Anonymous wrote:The top private colleges are aware and appear to adjust accordingly in admissions.
Our kid’s independent school does not inflate grades nor does it weight grades. It offers just a few AP classes and took them out of the curriculum years ago.
I think my kid is typical-high for his class: 3.75, SAT 1560 in one sitting.
Non-hooked kids with similar profiles from this school go to top 25 schools, pretty much exclusively. Kids with similar profiles AND a hook go to Yale, Harvard, Penn (legacy, development) and Columbia (URM, legacy, athletic).
The 3.5 - 3.85 UW thing is demonstrably not holding back these students, so I’ve concluded that admissions counselors are able to discern differences among grading practices at applicants’ high schools
I agree with this (our kids are likely at the same school, LOL)

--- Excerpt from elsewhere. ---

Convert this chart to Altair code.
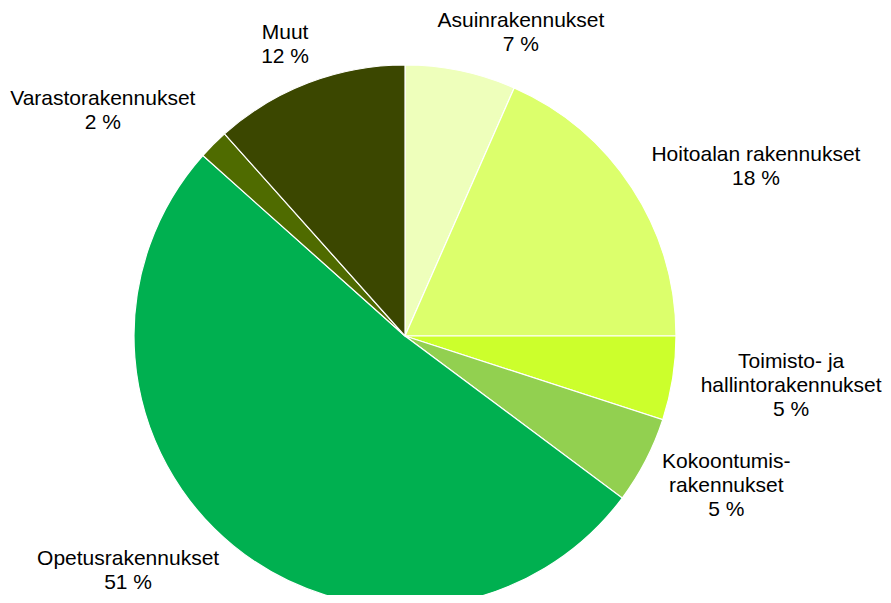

I think what we are seeing is kids who a generation ago would be shoe-in at Ivys are now dispersing their applications, particularly ED, to a wider range of schools - so you see places like Northwestern, Emory, Pomona, Hopkins, Rice, Tufts, WashU - are now receiving many more ED/ED2 applications because the kids are just as happy with them and a little less angst. All fabulous schools and always have been, but given the proliferation of international applicants, test optional etc, it just seems to be not as worthwhile to pin "hopes" on a school with a 90+% rejection rate.